Okay, I have to nitpick, both as an anthropologist and someone who has belonged to a Neo-Druid church for years:
There’s this great tendency in certain subcultures to use the word ‘druid’ to mean something almost completely unrelated to the origins of the word. I get slightly miffed by this, kind of like my rant about people misusing and appropriating the term ‘shaman’. The main difference is just that ancient Celts aren’t around today.
The word druid originally refers to the intelligentsia of peoples in ‘Celtic’ cultures. The Dumezilian “first function”, as it were.
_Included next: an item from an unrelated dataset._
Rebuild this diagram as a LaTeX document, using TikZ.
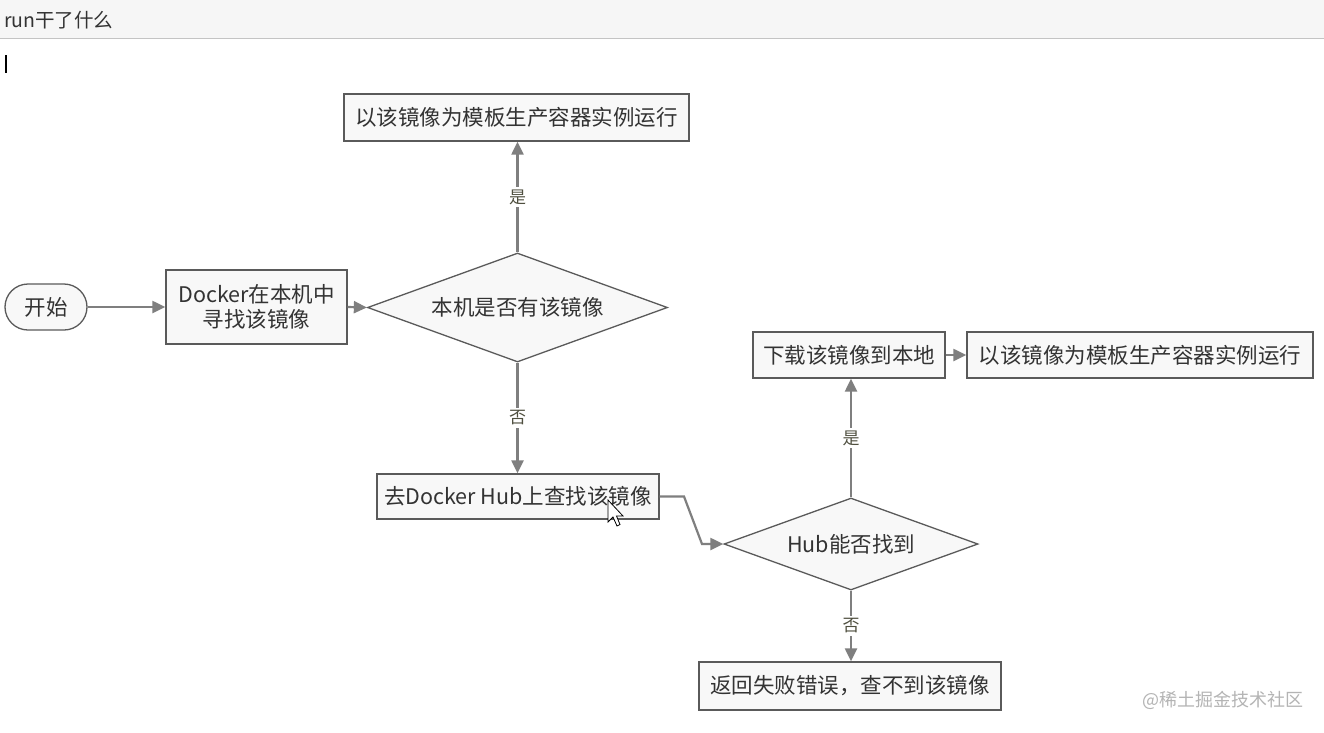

The common usage that I’ve seen spring up has basically reduced the term to mean ‘nature priest’, or really just be so watered down as to generally mean that something is animistic in some way. I see this coming originally from Romantic era writings, then later from roleplaying games (I often play a Ranger and/or Druid in D&D games :P) and cheesy movies. Some of the influence comes from the Neopagan and New Age-y movement, in which even there it is usually applied will-nilly, but even in groups like ADF that use scholarship to excuse the usage, the argument is rather flimsy. And of course, most Neopagan Celtophiles have little to no actual knowledge about what indigenous, pre-Roman Celtic cultures were like.
All I’m saying is that the term is thrown around far too liberally, with little regard to history or reality. Do we really mean that the ideal path is one practiced a couple thousand years ago by agriculturalists, and that we have little actual evidence of their practices?
/nitpicking
I can make the same argument for Asatru or Vodun at least as easily…but I won’t.